An upstream risk that I think is a little bit different is
privacy risks and these just show up because this is an area where people need
tons of data to do interesting stuff and anytime you have issues of big data
and data sharing you run into privacy concerns, potential HIPAA violations and
things like that. This is not wildly different from other big data concerns,
but they are there because developers are trying to do a lot and trying to do
it pretty quickly and cutting privacy corners can be a problem.
And then there are the regulatory issues where those systems
are going to end up actually being approved as medical devices. There are going
to be questions of exactly what the FDA is going to want for that approval and
FDA is still working out its approach to improving software as medical devices
generally and AI powered medical devices in particular.
Q. You talked in your article a little bit about how AI is
going to cause professional realignment and how it is going to cause these realignments
for medical specialties. Do you see any similar kinds of realignments for support
services specifically like PACS administrators? I'm thinking in terms of currently
PACS administrators are responsible for maintaining the documentation of maintenance,
upgrades, tests of modalities and viewing stations. Do you think that PACS
administrators are going to have some additional responsibilities in terms of
monitoring version updates and all of the different things that happen to AI as
its developed because it's developed over time.
A. Oh, yeah, absolutely. So, you know, I think one of the
key things to recognize when what folks are thinking about plugging in an AI
system is that this is not a purchase of a thing. This is a relationship that's
going to happen over time and or that's going to evolve over time as the AI
system develops. Some of them are going to be “set it and forget it” and
nothing ever changes, but honestly those will themselves tend to degrade over
time as practices change, as patient populations change, so that's problematic.

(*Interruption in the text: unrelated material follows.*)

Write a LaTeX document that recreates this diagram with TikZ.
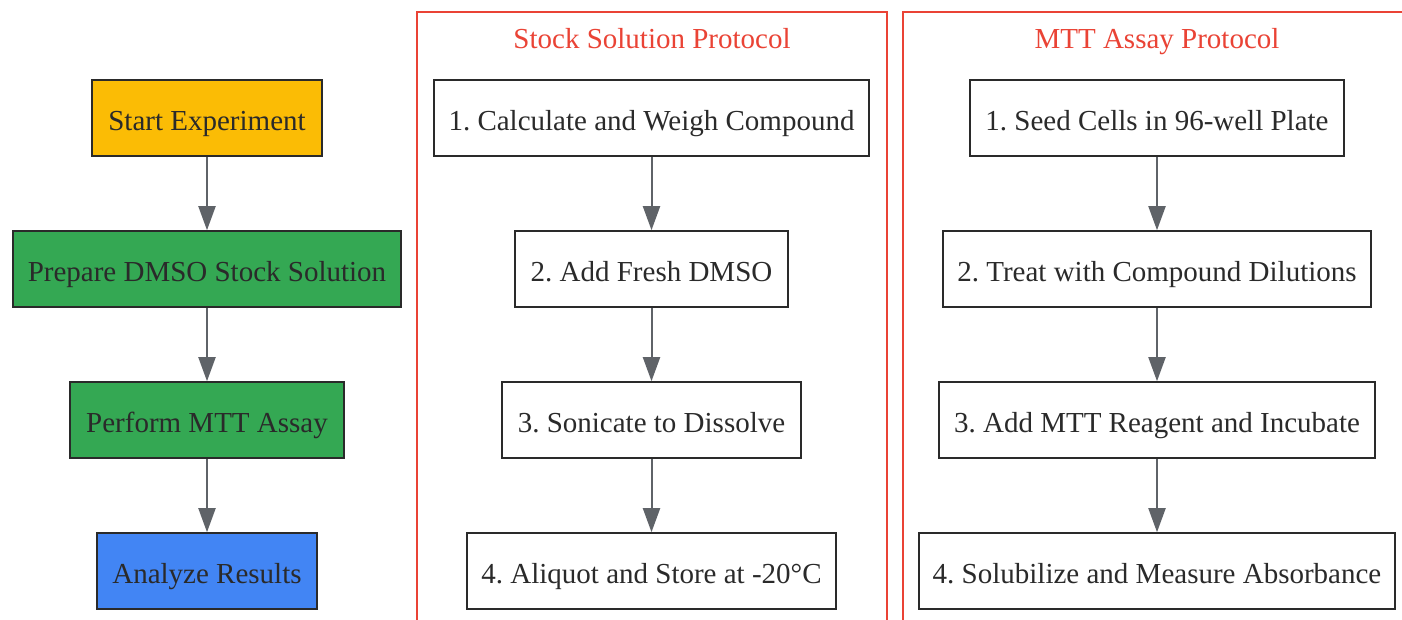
\documentclass[tikz,border=0pt]{standalone}
\usepackage{fontspec}
\setmainfont{Liberation Serif}
\usetikzlibrary{arrows.meta}
\frenchspacing
\definecolor{txt}{HTML}{2A2A2A}
\definecolor{edge}{HTML}{5F6368}
\definecolor{gy}{HTML}{FBBC05}
\definecolor{gg}{HTML}{34A853}
\definecolor{gb}{HTML}{4285F4}
\definecolor{gr}{HTML}{EA4335}
\tikzset{
  box/.style={draw=txt, line width=1.6pt, text=txt, minimum height=76pt, inner sep=0pt,
    text height=24pt, text depth=0pt,
    font=\fontsize{29}{34}\selectfont, anchor=center},
  conn/.style={draw=edge, line width=2pt, -{Triangle[length=24pt,width=17pt]}},
  cluster/.style={draw=gr, line width=1.6pt},
  clabel/.style={text=gr, text height=24pt, text depth=0pt, inner sep=0pt, font=\fontsize{29}{34}\selectfont}
}
\begin{document}
\begin{tikzpicture}[x=1pt,y=-1pt]
\useasboundingbox (0,0) rectangle (1402,619);
\clip (0,0) rectangle (1402,619);
\fill[white] (0,0) rectangle (1402,619);
% clusters
\draw[cluster] (417,12) rectangle (887,660);
\draw[cluster] (903,12) rectangle (1430,660);
\node[clabel] (c1) at (652,36) {Stock Solution Protocol};
\node[clabel] (c2) at (1157,36) {MTT Assay Protocol};
% left column
\node[box, fill=gy, minimum width=230pt] (a1) at (207,118) {Start Experiment};
\node[box, fill=gg, minimum width=388pt] (a2) at (207,269) {Prepare DMSO Stock Solution};
\node[box, fill=gg, minimum width=274pt] (a3) at (207,420) {Perform MTT Assay};
\node[box, fill=gb, minimum width=220pt] (a4) at (207,571) {Analyze Results};
% middle column
\node[box, fill=white, minimum width=435pt] (b1) at (651.5,118) {1. Calculate and Weigh Compound};
\node[box, fill=white, minimum width=273pt] (b2) at (651.5,269) {2. Add Fresh DMSO};
\node[box, fill=white, minimum width=299pt] (b3) at (651.5,420) {3. Sonicate to Dissolve};
\node[box, fill=white, minimum width=369pt] (b4) at (651.5,571) {4. Aliquot and Store at -20°C};
% right column
\node[box, fill=white, minimum width=374pt] (r1) at (1157,118) {1. Seed Cells in 96-well Plate};
\node[box, fill=white, minimum width=428pt] (r2) at (1157,269) {2. Treat with Compound Dilutions};
\node[box, fill=white, minimum width=436pt] (r3) at (1157,420) {3. Add MTT Reagent and Incubate};
\node[box, fill=white, minimum width=476pt] (r4) at (1157,571) {4. Solubilize and Measure Absorbance};
% connectors
\draw[conn] (a1) -- (a2);
\draw[conn] (a2) -- (a3);
\draw[conn] (a3) -- (a4);
\draw[conn] (b1) -- (b2);
\draw[conn] (b2) -- (b3);
\draw[conn] (b3) -- (b4);
\draw[conn] (r1) -- (r2);
\draw[conn] (r2) -- (r3);
\draw[conn] (r3) -- (r4);
\end{tikzpicture}
\end{document}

The systems that are going to perform best are going to be the ones that keep
learning as they take in new data about patients about ongoing practices as
they continue to learn over time.
Managing that learning process and making sure that that learning
process itself maintains high quality standards and ensuring that the learning
process comes with the kind of continuing feedback necessary for it to work,
that's going to be a task for somebody and PACS managers very well may take on
part of that role.
This is not about just procurement. This is about
relationships with the technology that's going to keep changing and I think the
tools necessary to manage that relationship will also be developing over time.